Records with drawing code:
+++++

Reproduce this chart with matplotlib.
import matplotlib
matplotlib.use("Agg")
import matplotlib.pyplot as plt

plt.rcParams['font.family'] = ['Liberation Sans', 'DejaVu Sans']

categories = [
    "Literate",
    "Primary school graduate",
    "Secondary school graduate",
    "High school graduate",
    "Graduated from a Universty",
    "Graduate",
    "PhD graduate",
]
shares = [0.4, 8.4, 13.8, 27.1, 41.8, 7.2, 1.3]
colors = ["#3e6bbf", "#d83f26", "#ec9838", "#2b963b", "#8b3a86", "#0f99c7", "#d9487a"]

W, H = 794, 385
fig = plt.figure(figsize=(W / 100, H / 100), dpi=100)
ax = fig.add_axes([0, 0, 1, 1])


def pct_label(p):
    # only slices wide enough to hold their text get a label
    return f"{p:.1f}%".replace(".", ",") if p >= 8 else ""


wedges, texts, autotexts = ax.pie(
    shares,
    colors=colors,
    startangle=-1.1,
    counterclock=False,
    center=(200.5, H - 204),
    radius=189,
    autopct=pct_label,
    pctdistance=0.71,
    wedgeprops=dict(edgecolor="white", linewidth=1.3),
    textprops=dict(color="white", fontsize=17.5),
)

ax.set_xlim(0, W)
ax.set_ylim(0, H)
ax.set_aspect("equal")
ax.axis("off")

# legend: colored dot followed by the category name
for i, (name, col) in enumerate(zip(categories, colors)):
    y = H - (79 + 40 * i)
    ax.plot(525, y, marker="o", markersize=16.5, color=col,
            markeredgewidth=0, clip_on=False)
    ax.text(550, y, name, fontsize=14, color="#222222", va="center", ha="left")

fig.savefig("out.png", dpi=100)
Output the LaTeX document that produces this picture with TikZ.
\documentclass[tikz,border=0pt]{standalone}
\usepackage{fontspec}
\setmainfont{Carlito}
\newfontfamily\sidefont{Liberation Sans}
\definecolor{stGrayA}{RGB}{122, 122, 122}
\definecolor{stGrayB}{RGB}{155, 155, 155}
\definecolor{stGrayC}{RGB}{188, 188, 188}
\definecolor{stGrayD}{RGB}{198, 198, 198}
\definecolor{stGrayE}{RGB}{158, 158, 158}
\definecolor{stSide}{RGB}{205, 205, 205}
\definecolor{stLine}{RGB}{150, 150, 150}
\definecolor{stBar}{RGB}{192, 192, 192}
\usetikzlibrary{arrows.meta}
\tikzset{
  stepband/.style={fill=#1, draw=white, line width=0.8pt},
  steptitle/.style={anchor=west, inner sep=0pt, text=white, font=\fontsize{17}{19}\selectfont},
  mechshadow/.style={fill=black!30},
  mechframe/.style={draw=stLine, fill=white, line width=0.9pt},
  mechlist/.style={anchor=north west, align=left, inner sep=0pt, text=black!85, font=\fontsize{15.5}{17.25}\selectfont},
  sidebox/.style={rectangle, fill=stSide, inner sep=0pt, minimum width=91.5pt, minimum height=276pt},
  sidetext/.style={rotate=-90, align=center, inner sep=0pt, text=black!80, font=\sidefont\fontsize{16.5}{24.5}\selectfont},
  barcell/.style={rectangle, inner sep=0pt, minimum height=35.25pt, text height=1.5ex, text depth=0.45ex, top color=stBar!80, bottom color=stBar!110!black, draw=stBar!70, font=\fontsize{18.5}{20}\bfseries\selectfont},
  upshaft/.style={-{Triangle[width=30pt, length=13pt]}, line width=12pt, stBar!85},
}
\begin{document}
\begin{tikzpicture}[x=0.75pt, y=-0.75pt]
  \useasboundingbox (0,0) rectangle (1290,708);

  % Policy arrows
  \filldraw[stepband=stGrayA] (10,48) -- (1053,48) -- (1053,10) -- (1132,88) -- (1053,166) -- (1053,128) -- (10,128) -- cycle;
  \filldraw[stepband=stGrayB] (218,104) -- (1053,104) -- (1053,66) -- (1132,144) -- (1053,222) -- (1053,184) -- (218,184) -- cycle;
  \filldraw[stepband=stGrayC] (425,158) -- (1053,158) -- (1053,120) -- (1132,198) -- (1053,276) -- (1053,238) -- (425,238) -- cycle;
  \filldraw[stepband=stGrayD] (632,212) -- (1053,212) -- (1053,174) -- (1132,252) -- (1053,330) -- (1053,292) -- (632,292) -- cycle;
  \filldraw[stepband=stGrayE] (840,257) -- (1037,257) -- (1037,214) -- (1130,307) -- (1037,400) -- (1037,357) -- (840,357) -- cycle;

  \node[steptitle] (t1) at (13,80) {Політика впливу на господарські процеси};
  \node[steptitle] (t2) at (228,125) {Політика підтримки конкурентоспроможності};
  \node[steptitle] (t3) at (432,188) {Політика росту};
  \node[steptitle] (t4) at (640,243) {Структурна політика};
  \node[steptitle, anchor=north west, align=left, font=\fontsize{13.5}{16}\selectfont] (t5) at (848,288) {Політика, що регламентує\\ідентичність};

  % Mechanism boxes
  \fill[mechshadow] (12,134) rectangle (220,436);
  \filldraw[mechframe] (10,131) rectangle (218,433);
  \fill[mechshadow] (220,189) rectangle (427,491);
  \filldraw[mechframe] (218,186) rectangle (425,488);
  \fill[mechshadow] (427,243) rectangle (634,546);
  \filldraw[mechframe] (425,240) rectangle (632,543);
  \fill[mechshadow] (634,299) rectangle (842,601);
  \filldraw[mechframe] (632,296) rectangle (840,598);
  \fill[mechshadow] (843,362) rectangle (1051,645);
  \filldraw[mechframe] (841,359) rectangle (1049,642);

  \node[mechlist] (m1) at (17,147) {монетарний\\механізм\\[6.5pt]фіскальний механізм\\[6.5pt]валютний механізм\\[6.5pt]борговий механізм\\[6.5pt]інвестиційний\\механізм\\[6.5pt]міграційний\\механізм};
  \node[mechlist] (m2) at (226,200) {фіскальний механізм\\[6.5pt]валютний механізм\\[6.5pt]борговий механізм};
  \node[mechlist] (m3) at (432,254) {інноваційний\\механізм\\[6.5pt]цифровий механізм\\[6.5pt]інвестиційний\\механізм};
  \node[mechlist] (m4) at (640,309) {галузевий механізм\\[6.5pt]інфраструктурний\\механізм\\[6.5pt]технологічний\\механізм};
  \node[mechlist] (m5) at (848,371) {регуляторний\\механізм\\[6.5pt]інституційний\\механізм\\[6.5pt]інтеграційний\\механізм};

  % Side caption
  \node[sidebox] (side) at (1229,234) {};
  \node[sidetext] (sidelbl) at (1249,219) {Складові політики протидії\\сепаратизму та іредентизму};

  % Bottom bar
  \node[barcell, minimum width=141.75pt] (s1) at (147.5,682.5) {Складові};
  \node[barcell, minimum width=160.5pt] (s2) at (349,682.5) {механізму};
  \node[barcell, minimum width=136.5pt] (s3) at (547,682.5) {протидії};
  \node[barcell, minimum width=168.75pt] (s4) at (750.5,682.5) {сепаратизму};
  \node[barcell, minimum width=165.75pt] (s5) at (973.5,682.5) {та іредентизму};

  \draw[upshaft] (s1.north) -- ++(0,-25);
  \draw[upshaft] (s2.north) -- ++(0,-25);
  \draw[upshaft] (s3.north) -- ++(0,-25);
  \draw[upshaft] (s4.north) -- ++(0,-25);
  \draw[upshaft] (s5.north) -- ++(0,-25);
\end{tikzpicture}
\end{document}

+++++

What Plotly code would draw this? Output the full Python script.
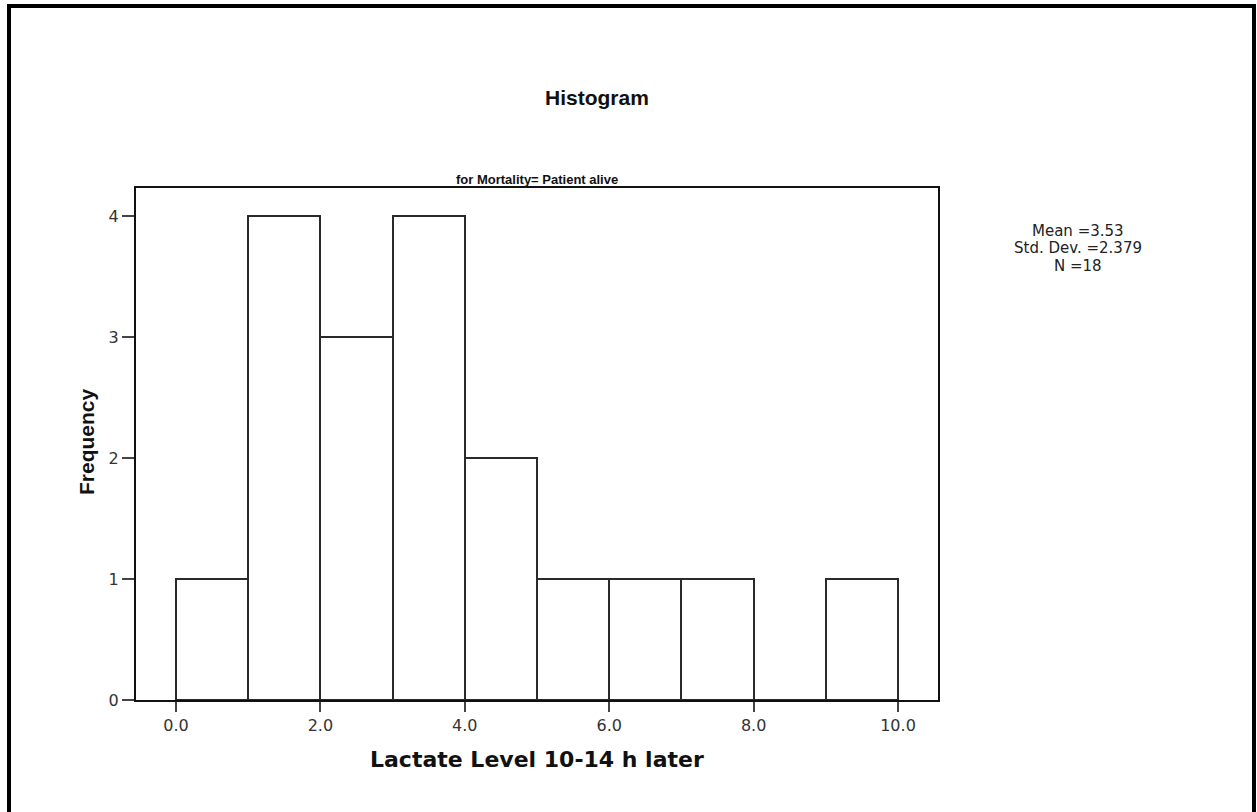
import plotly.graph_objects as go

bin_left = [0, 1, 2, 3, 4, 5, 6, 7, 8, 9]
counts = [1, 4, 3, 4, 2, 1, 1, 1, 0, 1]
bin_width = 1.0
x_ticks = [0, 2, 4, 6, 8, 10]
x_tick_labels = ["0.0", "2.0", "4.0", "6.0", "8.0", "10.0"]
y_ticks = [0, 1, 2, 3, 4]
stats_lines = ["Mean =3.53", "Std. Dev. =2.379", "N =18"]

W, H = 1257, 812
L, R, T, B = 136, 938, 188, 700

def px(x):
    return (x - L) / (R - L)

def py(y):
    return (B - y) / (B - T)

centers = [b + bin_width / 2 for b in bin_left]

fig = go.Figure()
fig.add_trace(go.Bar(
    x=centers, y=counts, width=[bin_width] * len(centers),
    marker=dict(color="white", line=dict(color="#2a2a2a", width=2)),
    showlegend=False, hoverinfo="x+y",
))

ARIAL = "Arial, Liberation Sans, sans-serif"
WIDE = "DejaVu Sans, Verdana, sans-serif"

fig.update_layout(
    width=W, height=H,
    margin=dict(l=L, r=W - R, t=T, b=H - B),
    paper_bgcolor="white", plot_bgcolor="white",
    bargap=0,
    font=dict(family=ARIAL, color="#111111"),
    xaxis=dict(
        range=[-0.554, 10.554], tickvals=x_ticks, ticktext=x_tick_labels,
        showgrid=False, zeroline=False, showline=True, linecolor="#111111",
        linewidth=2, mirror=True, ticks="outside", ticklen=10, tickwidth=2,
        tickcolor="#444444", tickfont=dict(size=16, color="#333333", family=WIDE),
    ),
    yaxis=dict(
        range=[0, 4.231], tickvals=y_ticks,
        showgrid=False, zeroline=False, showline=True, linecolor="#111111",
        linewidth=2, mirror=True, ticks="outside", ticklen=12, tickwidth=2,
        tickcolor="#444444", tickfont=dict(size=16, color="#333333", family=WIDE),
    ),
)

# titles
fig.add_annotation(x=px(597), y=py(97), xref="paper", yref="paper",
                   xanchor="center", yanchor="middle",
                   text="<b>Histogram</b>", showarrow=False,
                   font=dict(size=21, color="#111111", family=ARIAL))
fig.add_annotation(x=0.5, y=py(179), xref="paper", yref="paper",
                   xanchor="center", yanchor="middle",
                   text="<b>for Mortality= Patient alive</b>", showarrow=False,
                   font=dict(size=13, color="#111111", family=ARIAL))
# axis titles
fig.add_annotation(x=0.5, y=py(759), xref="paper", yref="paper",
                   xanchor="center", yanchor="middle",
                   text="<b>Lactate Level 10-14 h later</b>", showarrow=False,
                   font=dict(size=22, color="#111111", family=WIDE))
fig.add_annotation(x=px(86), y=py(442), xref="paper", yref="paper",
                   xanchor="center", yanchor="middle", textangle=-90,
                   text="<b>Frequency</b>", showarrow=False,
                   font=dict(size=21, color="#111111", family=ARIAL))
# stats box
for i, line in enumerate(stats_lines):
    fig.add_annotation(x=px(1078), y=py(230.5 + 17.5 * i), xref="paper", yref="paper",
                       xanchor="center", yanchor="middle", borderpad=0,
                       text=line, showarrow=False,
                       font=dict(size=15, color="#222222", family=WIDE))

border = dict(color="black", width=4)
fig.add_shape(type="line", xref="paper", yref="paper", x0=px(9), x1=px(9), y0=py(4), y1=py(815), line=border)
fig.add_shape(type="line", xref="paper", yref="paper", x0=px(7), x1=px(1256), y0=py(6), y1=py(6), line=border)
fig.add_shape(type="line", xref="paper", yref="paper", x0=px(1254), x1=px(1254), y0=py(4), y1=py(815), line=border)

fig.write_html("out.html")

+++++

Write out the lines beginning with the one that contains "What Plotly code" and ending with the one that contains "centers = [b", exactly as given. Leave pictures out.

What Plotly code would draw this? Output the full Python script.
import plotly.graph_objects as go

bin_left = [0, 1, 2, 3, 4, 5, 6, 7, 8, 9]
counts = [1, 4, 3, 4, 2, 1, 1, 1, 0, 1]
bin_width = 1.0
x_ticks = [0, 2, 4, 6, 8, 10]
x_tick_labels = ["0.0", "2.0", "4.0", "6.0", "8.0", "10.0"]
y_ticks = [0, 1, 2, 3, 4]
stats_lines = ["Mean =3.53", "Std. Dev. =2.379", "N =18"]

W, H = 1257, 812
L, R, T, B = 136, 938, 188, 700

def px(x):
    return (x - L) / (R - L)

def py(y):
    return (B - y) / (B - T)

centers = [b + bin_width / 2 for b in bin_left]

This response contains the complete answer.